What Is Overfitting?

Let me explain overfitting to you directly: it's a modeling error in statistics that happens when a function aligns too closely with a limited set of data points. As a result, the model only works well for that initial dataset and fails with any others.

When you overfit a model, you're essentially creating something overly complex to account for quirks in the data you're studying. Real data often includes errors or random noise, so trying to fit the model too tightly to imperfect data introduces big errors and weakens its ability to predict accurately.

Key Takeaways

Overfitting is an error in data modeling from a function fitting too closely to a small set of data points.
Financial professionals risk overfitting models on limited data, leading to flawed results.
An overfitted model loses its value as a predictive tool for investing.
Models can also be underfitted, meaning they're too simple with too few data points to be effective.
Overfitting is more common than underfitting and often stems from efforts to avoid underfitting.

Understanding Overfitting

Consider this example: a common issue arises when using algorithms to sift through vast databases of historical market data to spot patterns. With enough analysis, you can craft detailed theories that seem to predict stock market returns with high accuracy.
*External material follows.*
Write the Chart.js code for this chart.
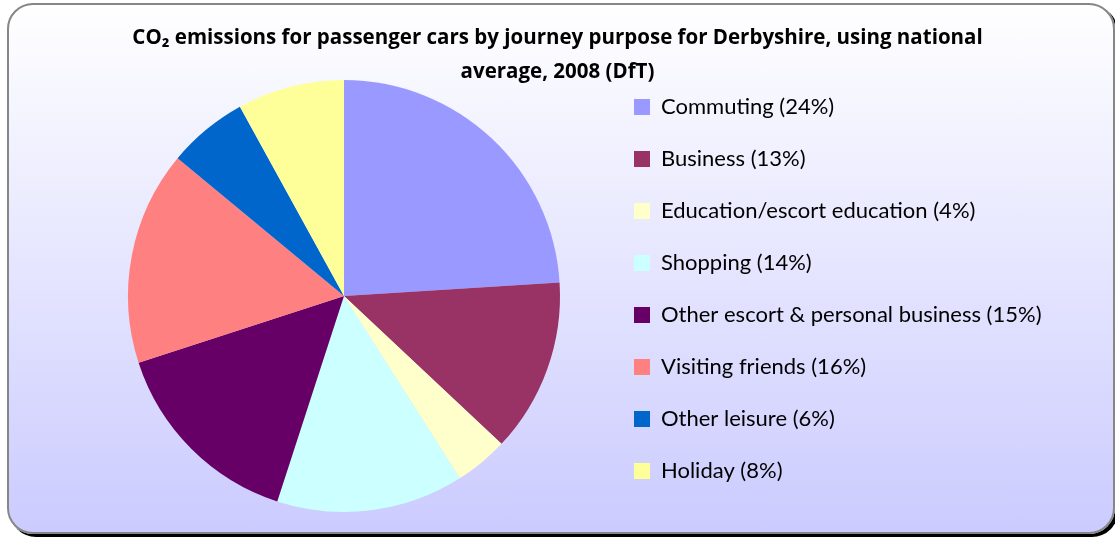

But when you apply these theories to data beyond the original sample, they often turn out to be just overfitting to random chance events. That's why you must always test your model on data outside the development sample.

How to Prevent Overfitting

You can prevent overfitting through several methods. One is cross-validation, where you divide the training data into folds or partitions, run the model on each, and average the error estimates. Other approaches include ensembling, combining predictions from at least two models; data augmentation, making your dataset appear more diverse; and data simplification, streamlining the model to avoid excess complexity.

Important Note

As a financial professional, you need to stay vigilant about the risks of overfitting or underfitting models with limited data. Aim for a balanced model that's neither too complex nor too simple.

Overfitting in Machine Learning

Overfitting also appears in machine learning. It can occur when a machine is trained to detect specific data in one way, but applying the same process to new data yields wrong results. This stems from model errors, typically showing low bias and high variance. Redundant or overlapping features might make the model unnecessarily complicated and ineffective.

Overfitting vs. Underfitting

An overfitted model is too complicated, rendering it ineffective. Conversely, an underfitted model is too simple, lacking enough features and data to work well. Overfitting features low bias and high variance, while underfitting has high bias and low variance. To reduce bias in a simple model, add more features.

Overfitting Example

Take this scenario: a university facing a higher-than-desired dropout rate wants to build a model predicting if applicants will graduate.

They train the model on a dataset of 5,000 applicants and their outcomes. Running it back on that same dataset gives 98% accuracy. But testing on a second set of 5,000 applicants drops accuracy to 50%, because the model was overfitted to the narrow first dataset.